I think there should be a skill dedicated to pronouncing the letters of the alphabet.
This seems essential to learning a language in terms of spelling a word to someone if they don't understand you, saying acronyms, etc.
Yes, I agree, also. In France, I've needed to learn by heart such things as the alphabet, numbers including first/second/third and abbreviations for them (eg 2NDE and 2EME), how to say telephone numbers in pairs, days of the week, months of the year, how to say amounts of Euro (and how to HEAR them very fast and rough!), street and postal addresses, names of towns and regions and places, street and shop signs, transport information, various things that appear in publications and in the TV news, expressing time naval fashion, telephone etiquette, and so on. All those little things we take for granted!
Good video on French numbers 80 through 100 for beginners: https://www.youtube.com/watch?v=WM1FFhaWj9w
It would also be really helpful if you need to spell your name to someone in whatever language, if you don't know the alphabet, how can you do it!?
I agree with you. It's the first thing I was taught when I went to Germany way back - the alphabet, the different vowel sounds (ä, ö, ü, äu, eu etc.), and as an English speaker the differences in "s", "sch", "ss", "z" and so on. (For example "sprechen"). It was very helpful to be able to start to read signs in public and so on.
Not only individual letters. But also word combinations. 'Eau', 'au', 'op', 'ot', 'o', 'aux', 'os', 'aut', 'eaux', and 'ots' etc. all sound like 'o'. Silent endings are extremely common in French as well. There are multiple ways to make one sound, and oftentimes spelling doesn't really make phonetic sense (ex: eaux). French is a very odd language to master writing in addition to speaking.
i agree with you. somtimes i get a question wrong because i did not understand what a certain letter or accent sounds like. if only.

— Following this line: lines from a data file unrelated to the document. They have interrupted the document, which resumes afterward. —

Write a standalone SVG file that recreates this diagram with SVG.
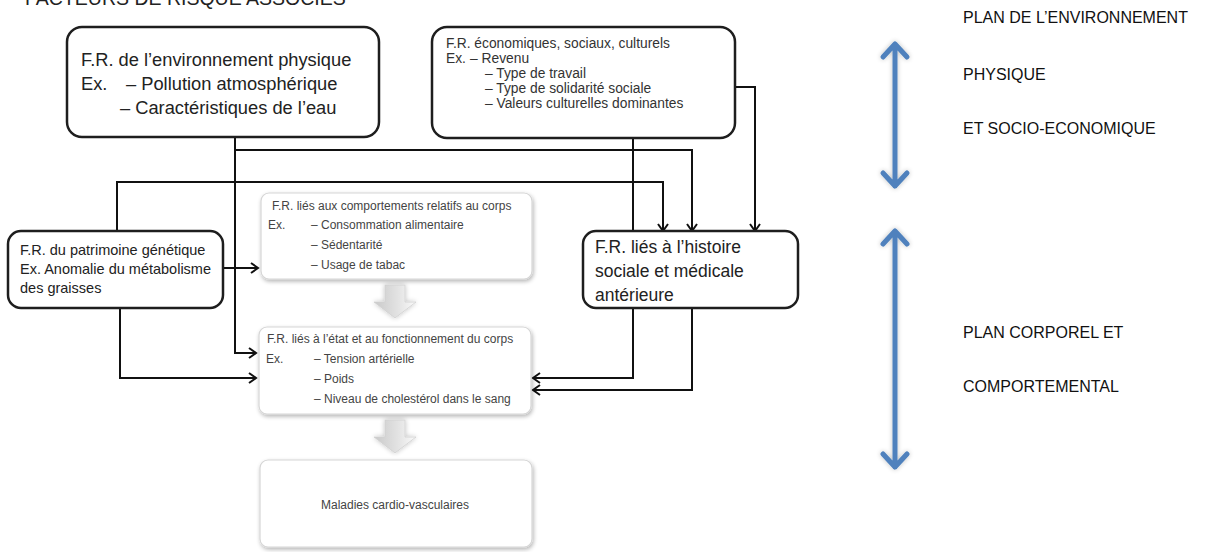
<svg xmlns="http://www.w3.org/2000/svg" width="1224" height="552" viewBox="0 0 1224 552">
<defs>
<style>
.t{font-family:"Liberation Sans",Arial,sans-serif;fill:#222}
.big{font-size:18.3px}
.hist{font-size:17.5px}
.mid{font-size:14.5px}
.eco{font-size:13.8px;fill:#333}
.sm{font-size:12px;fill:#444}
.lab{font-size:16px;fill:#111}
.box{fill:#fff;stroke:#1e1e1e;stroke-width:2.5}
.soft{fill:#fff;stroke:#d6d6d6;stroke-width:1.2}
.con{fill:none;stroke:#111;stroke-width:2}
.blue{fill:none;stroke:#4f81bd;stroke-width:5;stroke-linecap:round;stroke-linejoin:round}
</style>
<marker id="ah" markerWidth="12" markerHeight="12" refX="9" refY="6" orient="auto" markerUnits="userSpaceOnUse">
<path d="M2,1 L9,6 L2,11" fill="none" stroke="#111" stroke-width="2"/>
</marker>
<filter id="sh" x="-10%" y="-10%" width="125%" height="130%">
<feGaussianBlur in="SourceAlpha" stdDeviation="2"/>
<feOffset dx="1" dy="2" result="b"/>
<feComponentTransfer><feFuncA type="linear" slope="0.3"/></feComponentTransfer>
<feMerge><feMergeNode/><feMergeNode in="SourceGraphic"/></feMerge>
</filter>
<filter id="bsh" x="-50%" y="-10%" width="200%" height="120%">
<feGaussianBlur in="SourceAlpha" stdDeviation="2.5"/>
<feComponentTransfer><feFuncA type="linear" slope="0.25"/></feComponentTransfer>
<feMerge><feMergeNode/><feMergeNode in="SourceGraphic"/></feMerge>
</filter>
<linearGradient id="gg" x1="0" y1="0" x2="1" y2="0">
<stop offset="0" stop-color="#c9c9c9"/>
<stop offset="0.6" stop-color="#e4e4e4"/>
<stop offset="1" stop-color="#fafafa"/>
</linearGradient>
</defs>
<rect width="1224" height="552" fill="#fff"/>

<text class="t" x="25" y="5" style="font-size:19.5px;fill:#222">FACTEURS DE RISQUE ASSOCIÉS</text>

<g id="connectors">
<path class="con" d="M235,137 V353 H256" marker-end="url(#ah)"/>
<path class="con" d="M235,150 H692 V231" marker-end="url(#ah)"/>
<path class="con" d="M735,87 H755 V231" marker-end="url(#ah)"/>
<path class="con" d="M633,138 V378 H533" marker-end="url(#ah)"/>
<path class="con" d="M692,308 V390 H533" marker-end="url(#ah)"/>
<path class="con" d="M117,231 V182 H663 V231" marker-end="url(#ah)"/>
<path class="con" d="M223,268 H258" marker-end="url(#ah)"/>
<path class="con" d="M120,308 V378 H256" marker-end="url(#ah)"/>
</g>

<g id="node-env-physique">
<rect class="box" x="67" y="27" width="312" height="110" rx="15"/>
<text class="t big" x="81" y="66">F.R. de l’environnement physique</text>
<text class="t big" x="81" y="90">Ex.</text>
<text class="t big" x="126" y="90">– Pollution atmosphérique</text>
<text class="t big" x="120" y="114">– Caractéristiques de l’eau</text>
</g>

<g id="node-socio-eco">
<rect class="box" x="432" y="27" width="303" height="111" rx="15"/>
<text class="t eco" x="446" y="48">F.R. économiques, sociaux, culturels</text>
<text class="t eco" x="446" y="63">Ex.</text>
<text class="t eco" x="470" y="63">– Revenu</text>
<text class="t eco" x="485" y="78">– Type de travail</text>
<text class="t eco" x="485" y="93">– Type de solidarité sociale</text>
<text class="t eco" x="485" y="108">– Valeurs culturelles dominantes</text>
</g>

<g id="node-genetique">
<rect class="box" x="8" y="231" width="215" height="77" rx="13"/>
<text class="t mid" x="20" y="255">F.R. du patrimoine génétique</text>
<text class="t mid" x="20" y="274">Ex. Anomalie du métabolisme</text>
<text class="t mid" x="20" y="293">des graisses</text>
</g>

<g id="node-histoire">
<rect class="box" x="583" y="231" width="215" height="77" rx="13"/>
<text class="t hist" x="595" y="253">F.R. liés à l’histoire</text>
<text class="t hist" x="595" y="277">sociale et médicale</text>
<text class="t hist" x="595" y="301">antérieure</text>
</g>

<g id="node-comportements">
<rect class="soft" x="261" y="193" width="271" height="86" rx="8" filter="url(#sh)"/>
<text class="t sm" x="272" y="210">F.R. liés aux comportements relatifs au corps</text>
<text class="t sm" x="268" y="229">Ex.</text>
<text class="t sm" x="311" y="229">– Consommation alimentaire</text>
<text class="t sm" x="311" y="249">– Sédentarité</text>
<text class="t sm" x="311" y="269">– Usage de tabac</text>
</g>

<g id="node-etat-corps">
<rect class="soft" x="259" y="327" width="272" height="87" rx="8" filter="url(#sh)"/>
<text class="t sm" x="267" y="343">F.R. liés à l’état et au fonctionnement du corps</text>
<text class="t sm" x="266" y="363">Ex.</text>
<text class="t sm" x="314" y="363">– Tension artérielle</text>
<text class="t sm" x="314" y="383">– Poids</text>
<text class="t sm" x="314" y="403">–  Niveau de cholestérol dans le sang</text>
</g>

<g id="node-maladies">
<rect class="soft" x="260" y="460" width="272" height="87" rx="8" filter="url(#sh)"/>
<text class="t sm" x="395" y="509" text-anchor="middle">Maladies cardio-vasculaires</text>
</g>

<g id="block-arrows">
<path d="M385,285 H405 V302 H416 L395,318 L374,302 H385 Z" fill="url(#gg)" stroke="#d0d0d0" stroke-width="0.8" filter="url(#bsh)"/>
<path d="M385,420 H405 V437 H416 L395,453 L374,437 H385 Z" fill="url(#gg)" stroke="#d0d0d0" stroke-width="0.8" filter="url(#bsh)"/>
</g>

<g id="plan-env" filter="url(#bsh)">
<path class="blue" d="M895,44 V186 M883,57 L895,44 L907,57 M883,173 L895,186 L907,173"/>
</g>
<g id="plan-corp" filter="url(#bsh)">
<path class="blue" d="M895,231 V467 M883,244 L895,231 L907,244 M883,454 L895,467 L907,454"/>
</g>

<g id="labels">
<text class="t lab" x="963" y="23">PLAN DE L’ENVIRONNEMENT</text>
<text class="t lab" x="963" y="80">PHYSIQUE</text>
<text class="t lab" x="963" y="134">ET SOCIO-ECONOMIQUE</text>
<text class="t lab" x="963" y="338">PLAN CORPOREL ET</text>
<text class="t lab" x="963" y="392">COMPORTEMENTAL</text>
</g>
</svg>
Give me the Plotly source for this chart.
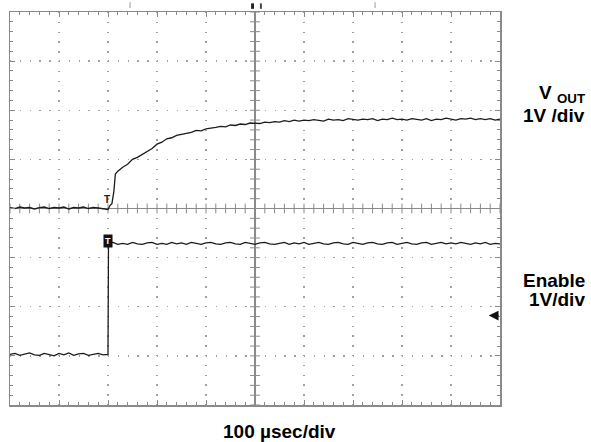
import plotly.graph_objects as go

# ---- data (time in microseconds relative to screen centre, amplitude in divisions) ----
vout_time = list(range(-500, -300, 10)) + [-300, -296, -292, -288, -285, -280] + list(range(-270, 501, 10))
vout_div = [0.02, 0.0, 0.03, 0.01, 0.02, -0.01, 0.02, 0.03, 0.0, 0.02,
            0.01, 0.03, -0.01, 0.02, 0.01, 0.03, 0.0, 0.02, 0.01, 0.0,
            -0.02, 0.06, 0.10, 0.35, 0.70, 0.76,
            0.84, 0.90, 1.00, 1.04, 1.10, 1.17, 1.22, 1.31, 1.35, 1.42,
            1.44, 1.49, 1.51, 1.54, 1.55, 1.59, 1.58, 1.62, 1.63, 1.65,
            1.67, 1.66, 1.70, 1.69, 1.72, 1.71, 1.74, 1.73,
            1.73, 1.76, 1.75, 1.77, 1.76, 1.79, 1.77, 1.80, 1.78, 1.80,
            1.79, 1.81, 1.80, 1.78, 1.82, 1.80, 1.81, 1.79, 1.83, 1.81,
            1.80, 1.82, 1.81, 1.83, 1.79, 1.82, 1.81, 1.84, 1.81, 1.82,
            1.80, 1.83, 1.82, 1.80, 1.83, 1.79, 1.82, 1.81, 1.84, 1.82,
            1.80, 1.83, 1.82, 1.84, 1.81, 1.83, 1.81, 1.83, 1.80, 1.82]

enable_time = list(range(-500, -299, 10)) + [-299] + list(range(-290, 501, 10))
enable_div = [-2.97, -2.95, -2.99, -2.96, -2.94, -2.98, -2.99, -2.95, -2.97, -3.00,
              -2.95, -2.98, -2.94, -2.99, -2.96, -2.95, -2.99, -2.97, -2.95, -2.98, -2.97,
              -0.70,
              -0.69, -0.73, -0.71, -0.73, -0.69, -0.72, -0.73, -0.70, -0.69, -0.73,
              -0.71, -0.73, -0.69, -0.72, -0.70, -0.73, -0.69, -0.71, -0.73, -0.70,
              -0.69, -0.72, -0.73, -0.70, -0.69, -0.72, -0.73, -0.69, -0.71, -0.73,
              -0.70, -0.69, -0.72, -0.73, -0.71, -0.69, -0.73, -0.70, -0.72, -0.69,
              -0.73, -0.71, -0.69, -0.72, -0.73, -0.70, -0.69, -0.72, -0.73, -0.69,
              -0.71, -0.73, -0.70, -0.69, -0.72, -0.73, -0.70, -0.69, -0.73, -0.71,
              -0.69, -0.72, -0.73, -0.70, -0.69, -0.73, -0.71, -0.69, -0.72, -0.70,
              -0.72, -0.69, -0.71, -0.73, -0.70, -0.72, -0.69, -0.73, -0.71, -0.72]

x_range = [-500, 500]
y_range = [-4, 4]
x_minor = 20
y_minor = 0.2

GRID = "#a0a0a0"
FRAME = "#8a8a8a"
TRACE = "#1c1c1c"

fig = go.Figure()

# centre-cross tick marks (scope graticule)
cx = [x_range[0] + i * x_minor for i in range(int((x_range[1] - x_range[0]) / x_minor) + 1)]
cy = [y_range[0] + i * y_minor for i in range(int(round((y_range[1] - y_range[0]) / y_minor)) + 1)]
fig.add_trace(go.Scatter(x=cx, y=[0] * len(cx), mode="markers", hoverinfo="skip",
                         marker=dict(symbol="line-ns", size=7, line=dict(width=1, color=FRAME))))
fig.add_trace(go.Scatter(x=[0] * len(cy), y=cy, mode="markers", hoverinfo="skip",
                         marker=dict(symbol="line-ew", size=7, line=dict(width=1, color=FRAME))))

fig.add_trace(go.Scatter(x=vout_time, y=vout_div, mode="lines",
                         line=dict(color=TRACE, width=1.3), name="VOUT"))
fig.add_trace(go.Scatter(x=enable_time, y=enable_div, mode="lines",
                         line=dict(color=TRACE, width=1.3), name="Enable"))

axis_common = dict(showline=True, linecolor=FRAME, linewidth=1.5, mirror="ticks",
                   ticks="inside", ticklen=5, tickcolor=FRAME, tickwidth=1,
                   showticklabels=False, showgrid=True, gridcolor=GRID, gridwidth=1.3,
                   zeroline=True, zerolinecolor=FRAME, zerolinewidth=1.2, fixedrange=True)

fig.update_xaxes(range=x_range, dtick=100, tick0=-500,
                 minor=dict(dtick=x_minor, ticks="inside", ticklen=3, tickcolor=FRAME, showgrid=False),
                 griddash="1.3px,8.5px", **axis_common)
fig.update_yaxes(range=y_range, dtick=1, tick0=-4,
                 minor=dict(dtick=y_minor, ticks="inside", ticklen=3, tickcolor=FRAME, showgrid=False),
                 griddash="1.3px,8.5px", **axis_common)

FONT = "Liberation Sans, Arial, sans-serif"
ann = [
    dict(x=0.551, y=-0.068, xref="paper", yref="paper", text="<b>100 µsec/div</b>",
         showarrow=False, xanchor="center", yanchor="middle", font=dict(size=19, color="black", family=FONT)),
    dict(x=1.1776, y=0.792, xref="paper", yref="paper", text="<b>V <sub>OUT</sub></b>",
         showarrow=False, xanchor="right", yanchor="middle", font=dict(size=19, color="black", family=FONT)),
    dict(x=1.1776, y=0.737, xref="paper", yref="paper", text="<b>1V /div</b>",
         showarrow=False, xanchor="right", yanchor="middle", font=dict(size=19, color="black", family=FONT)),
    dict(x=1.1776, y=0.318, xref="paper", yref="paper", text="<b>Enable</b>",
         showarrow=False, xanchor="right", yanchor="middle", font=dict(size=19, color="black", family=FONT)),
    dict(x=1.1776, y=0.268, xref="paper", yref="paper", text="<b>1V/div</b>",
         showarrow=False, xanchor="right", yanchor="middle", font=dict(size=19, color="black", family=FONT)),
    # trigger marker on Enable trace
    dict(x=-300, y=-0.67, xref="x", yref="y", text="<b>T</b>", showarrow=False,
         font=dict(size=9, color="white", family=FONT), bgcolor="#111111", borderpad=1),
    # small trigger mark on Vout trace
    dict(x=-302, y=0.18, xref="x", yref="y", text="<b>T</b>", showarrow=False,
         font=dict(size=10, color="#222222", family=FONT)),
    # ground-level arrow at right edge
    dict(x=477, y=-2.18, xref="x", yref="y", ax=500, ay=-2.18, axref="x", ayref="y",
         text="", showarrow=True, arrowhead=2, arrowsize=1.3, arrowwidth=1.5, arrowcolor="#111111"),
]
fig.update_layout(annotations=ann)

# small marks above the graticule
shapes = [
    dict(type="line", xref="x", yref="paper", x0=-255, x1=-255, y0=1.01, y1=1.025,
         line=dict(color="#999999", width=1)),
    dict(type="line", xref="x", yref="paper", x0=245, x1=245, y0=1.01, y1=1.025,
         line=dict(color="#999999", width=1)),
    dict(type="rect", xref="x", yref="paper", x0=-8, x1=-2, y0=1.008, y1=1.022,
         fillcolor="#222222", line=dict(width=0)),
    dict(type="rect", xref="x", yref="paper", x0=10, x1=14, y0=1.008, y1=1.022,
         fillcolor="#444444", line=dict(width=0)),
]
fig.update_layout(shapes=shapes)

fig.update_layout(width=591, height=442, margin=dict(l=10, r=91, t=10, b=37),
                  paper_bgcolor="white", plot_bgcolor="white", showlegend=False)

fig.write_html("out.html", config={"displayModeBar": False, "staticPlot": True},
               post_script="document.body.style.margin='0';document.body.style.padding='0';"
                           "document.body.style.overflow='hidden';")
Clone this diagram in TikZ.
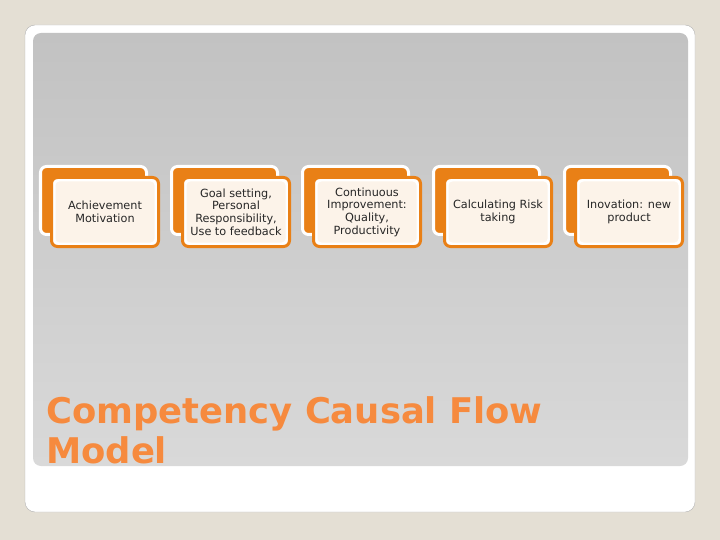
\documentclass[tikz,border=0pt]{standalone}
\usepackage{fontspec}
\setmainfont{DejaVu Sans}
\usetikzlibrary{positioning}
\definecolor{pagebg}{RGB}{228,223,212}
\definecolor{boxorange}{RGB}{233,128,22}
\definecolor{boxcream}{RGB}{252,243,233}
\definecolor{titleorange}{RGB}{246,138,62}
\definecolor{panelgrey}{RGB}{194,194,194}
\definecolor{panellight}{RGB}{217,217,217}

\begin{document}
\begin{tikzpicture}[x=1bp, y=-1bp,
    back/.style={draw=white, fill=boxorange, line width=3bp, rounded corners=6bp,
      minimum width=106bp, minimum height=68bp, inner sep=0pt, outer sep=0pt},
    front/.style={draw=boxorange, fill=white, line width=3bp, rounded corners=6bp,
      minimum width=107bp, minimum height=69bp, inner sep=0pt, outer sep=0pt,
      align=center, text=black!85, font=\fontsize{11.3}{12.7}\selectfont,
      path picture={\fill[boxcream, rounded corners=4bp]
        ([xshift=4bp,yshift=-4bp]path picture bounding box.north west) rectangle
        ([xshift=-4bp,yshift=4bp]path picture bounding box.south east);}},
    title/.style={anchor=north west, inner sep=0pt, align=left, text=titleorange,
      font=\fontsize{35.5}{41}\selectfont\bfseries}]
    % slide
    \fill[pagebg] (0,0) rectangle (720,540);
    \useasboundingbox (0,0) rectangle (720,540);
    \draw[fill=white, draw=black!30, rounded corners=10bp] (25,25) rectangle (695,512);
    \shade[top color=panelgrey, bottom color=panellight, rounded corners=8bp] (33,33) rectangle (688,466);

    % back cards
    \node[back] (back 1) at (93.5,200.5) {};
    \node[back, right=25bp of back 1] (back 2) {};
    \node[back, right=25bp of back 2] (back 3) {};
    \node[back, right=25bp of back 3] (back 4) {};
    \node[back, right=25bp of back 4] (back 5) {};

    % front cards
    \node[front] (achievement) at ([shift={(11.5,11.5)}]back 1.center) {Achievement\\Motivation};
    \node[front] (goal setting) at ([shift={(11.5,11.5)}]back 2.center) {Goal setting,\\Personal\\Responsibility,\\Use to feedback};
    \node[front] (improvement) at ([shift={(11.5,11.5)}]back 3.center) {Continuous\\Improvement:\\Quality,\\Productivity};
    \node[front] (risk taking) at ([shift={(11.5,11.5)}]back 4.center) {Calculating Risk\\taking};
    \node[front] (innovation) at ([shift={(11.5,11.5)}]back 5.center) {Inovation: new\\product};

    \node[title] (title) at (46,396) {Competency Causal Flow\\Model};
\end{tikzpicture}
\end{document}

I think it is a pretty good idea. I often find myself talking to someone who claims to speak "x" language but when they have to spell a word they just don't know the sound of some letters.
I agree. I think there should also be a lesson on phonetics of the language. With Spanish and Italian, it's going to be easy. With French it's going to be really hard. And with German, it will be in between, in terms of difficulty.
Going into all the various details of the phonetics (i.e. phonemes and allophones, and when each manifest themselves) is a tad beyond the scope of DL.
You're right. In the end, the easy way is to find someone who speaks your target language fluently and corrects you on your pronounciation.
Yes, that's a great idea. It would definitely help even for school purposes for your children or friends. The English alphabet is something that is taught early on, and so as we are now learning French it would be a good idea to first teach us the very basic stuff, like the alphabet, numbers and basic words.
I completely agree with this. When I was first learning French and I talked to a French friend and they asked how to spell my name, they asked if there was a y at the end, and they said something like avec un "ygrec" and I had no idea that this was the way that the letter y was pronounced, so of course I was confused. The alphabet is essential- you're completely right.
I agree that such a lesson would be useful, however I do see a problem as to how they would teach it....
Currently the speaking exercises are pretty terrible, and aren't very helpful.... However, if they managed to improve the speaking exercises, I could see it working
I agree. This is a thought I've had before, and if there was a way for Duolingo to efficiently teach the alphabet, numbers, etc., it would be really nice. Until then I think we're just going to have to learn it the old fashioned way with a physical person (or find an alternate program specifically for such things, like somebody else mentioned.) Either way, great idea!
Maybe they can let you spell the answer through the mic instead of typing out the translation. Know what I mean?